Gyprock ceiling is falling down, due to ground movements; clay soil.
I am informed that the ceiling is attached to beams by studs(?).
Inspecting the roof cavity is difficult as it's a flat fibro roof.
split in the ceiling is so large, can see, two beams/joists/battons
coming across; not sure whether these are the same timbers that
the gyprock is attached to, as the distance is greater than it should
be(?). Question: how much room is there between timbers coming
across supporting the roof; and those supporting the gyprock ceiling?
Trying to identify timbers that the gyprock should be attached to.
Using a stud(?) detector, not sure what range this has, and what it
is detecting. My only solution thus far is to use 100mm scews
that can be purchased) and use these to attach to the two timbers
referred to. The two timbers are approx 2inch by 1 inch, they are
3 inches apart and positioned thin edge up.
Any recommendations re. this repair; thanks.

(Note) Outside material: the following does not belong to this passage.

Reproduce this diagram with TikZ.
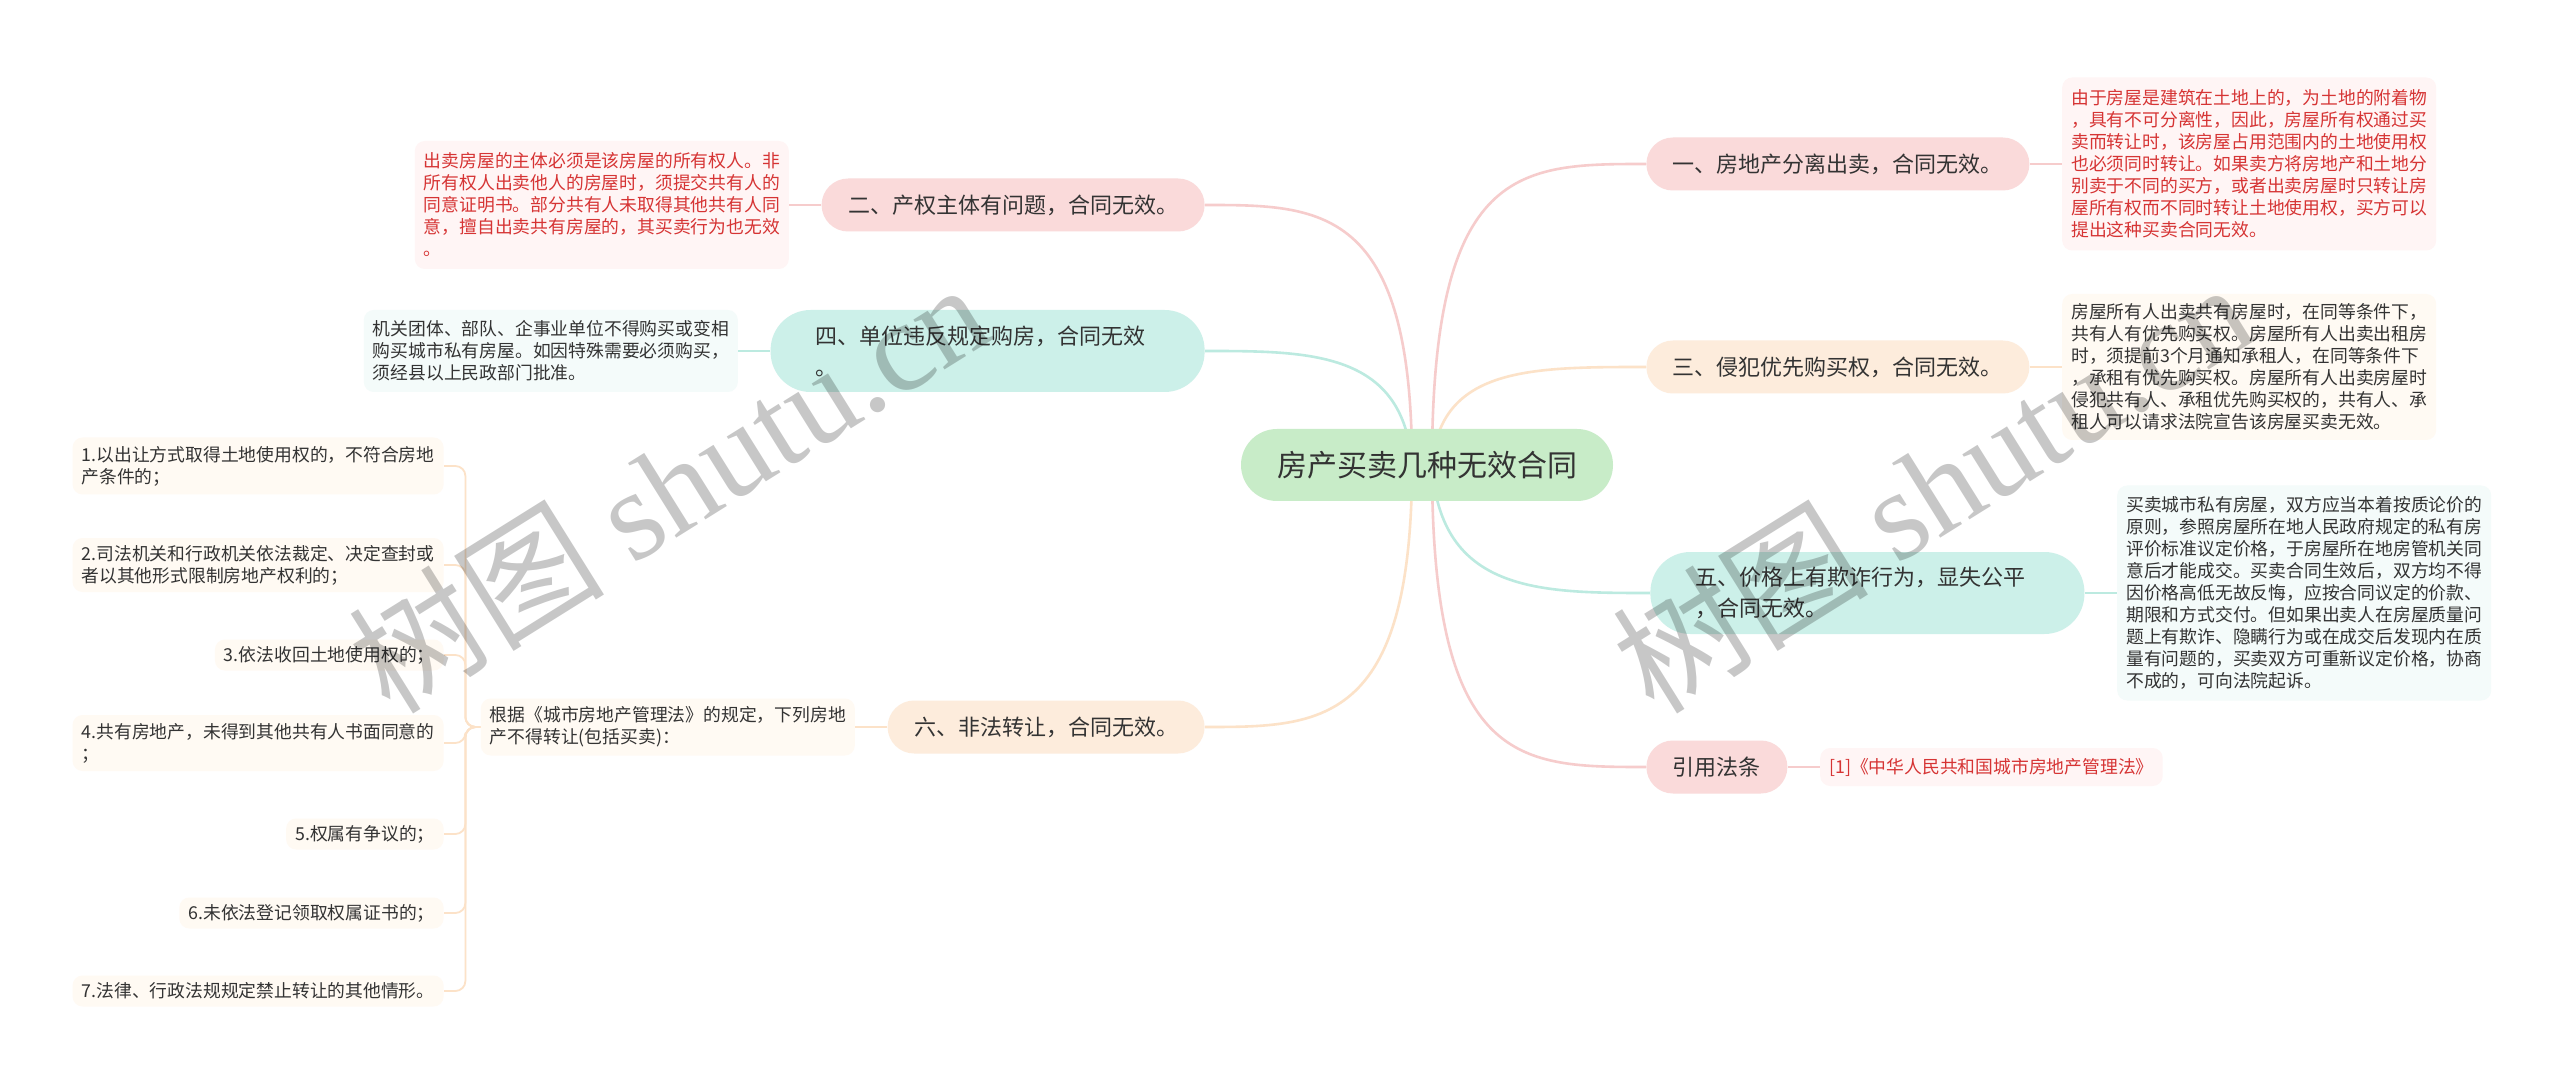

I suggest getting a local professional to check out what problems you
are having. That would involve both the ceiling and the foundation. It
would appear you have a serious problem and what you are doing it trying to
fix it with bubble gum. I would start by checking my home owner's
insurance. Hopefully it will be covered.
I agree you may have more of a problem than just a cracked cieling. Well
ignoring the obvoius stabalize the foundation and frame first comment I
noticed you describe it as 1x2 lumber supporting the cieling. I have never
seen that. In the US common construction practice is 2x6 joists spaced at
16" to 24" depending on roof load. (noticed you use inches and mm in the
Since you will need to do extensive plaster repair anyway, just use a nail
or small drill to poke holes in a row to locate the wood definately.